江姝·望舒“愿我所爱之人和爱我之人,皆能平安喜乐,如愿以偿。”

她的话语如同山间清泉,澄澈见底,不掺任何杂质。

殊不知,在这一刻,她身边的四个男子,心中默念的愿望,皆与她息息相关。

蓝玦·砚辞(“愿我能有足够的力量,护她一世周全,再不受今日这般委屈。”)

他清冷的目光落在她身上,比月光更专注。

江恒·曜辞(“愿我能快点变强,强到能让母亲另眼相看,强到……能让她永远不必再为我挡在前面。”)

他握紧了拳,眼神坚定。

苏野·驰远(“愿她的笑容永远如今日月光般纯粹,愿我能永远陪在她身边,逗她开心。”)

他看着她,笑容温柔而笃定。

蓝舟·汀眠(“愿她前路皆坦途,若遇风雨,我愿为她撑伞,若遇荆棘,我愿为她斩除。”)

一向温润示人的他,此刻眼底却翻涌着从未有过的、名为占有欲的情绪。他自己也惊诧于这份突如其来的强烈情感,但目光却无法从她身上移开半分。

苏驰远最先从这静谧美好的氛围中回过神,他笑嘻嘻地凑近江望舒,半是玩笑半是认真地问:

苏野·驰远“那我呢?小望舒,我算不算你‘所爱之人’啊?”

江望舒对上他期待的目光,又看了看旁边虽然没说话但同样投来视线的蓝砚辞、江曜辞和蓝汀眠,她展颜一笑,那笑容比月光更温柔,肯定地点了点头:

江姝·望舒“算。你们都是……”

她的话语坦然,目光清澈,然而,这纯粹的回答,却在四人心中激起了不同的涟漪。

蓝砚辞心底微微一涩。

蓝玦·砚辞(“阿舒,我想要的,远不止于此……”)

江曜辞松了口气,却又隐隐有些失落,他自己也说不清那是什么。苏驰远笑容不变,眼底却深藏决心。

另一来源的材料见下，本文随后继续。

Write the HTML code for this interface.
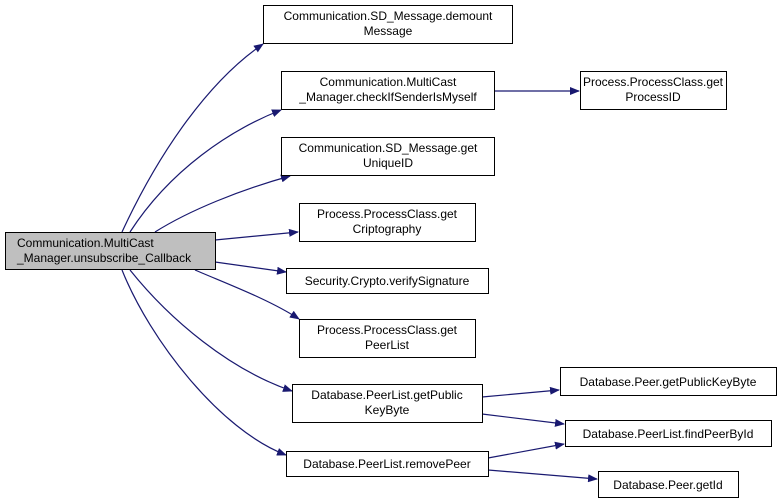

苏野·驰远(“现在算是,以后,一定要变成“唯一”的那一个。”)

蓝汀眠温润的笑意下,是更加明晰的渴望。

蓝舟·汀眠(“我要的,是独一无二的位置。”)

她的爱,与他们心中渴望的爱不同。但至少,他们此刻清晰地知道,自己在她心中,占据着重要的位置。这……也算是一个很好的开始了,不是吗?江曜辞为了打破这微妙的气氛,粗声粗气地说:

江恒·曜辞“好了好了,愿望许完了就快走吧!找个地方落脚,难不成要露宿荒野?”

蓝砚辞淡淡点头:

蓝玦·砚辞“前方应有城镇。”

苏驰远立刻接话:

苏野·驰远“那我得找个最好的酒楼,给我们小寿星好好补一顿!”

蓝汀眠温和地看着他们,唇角含笑,心思却已飘远。

卿知我先告诉大家哦,虞鸢不是不爱舒舒。只是对比起来江不离,肯定是有差别的,这是正常的。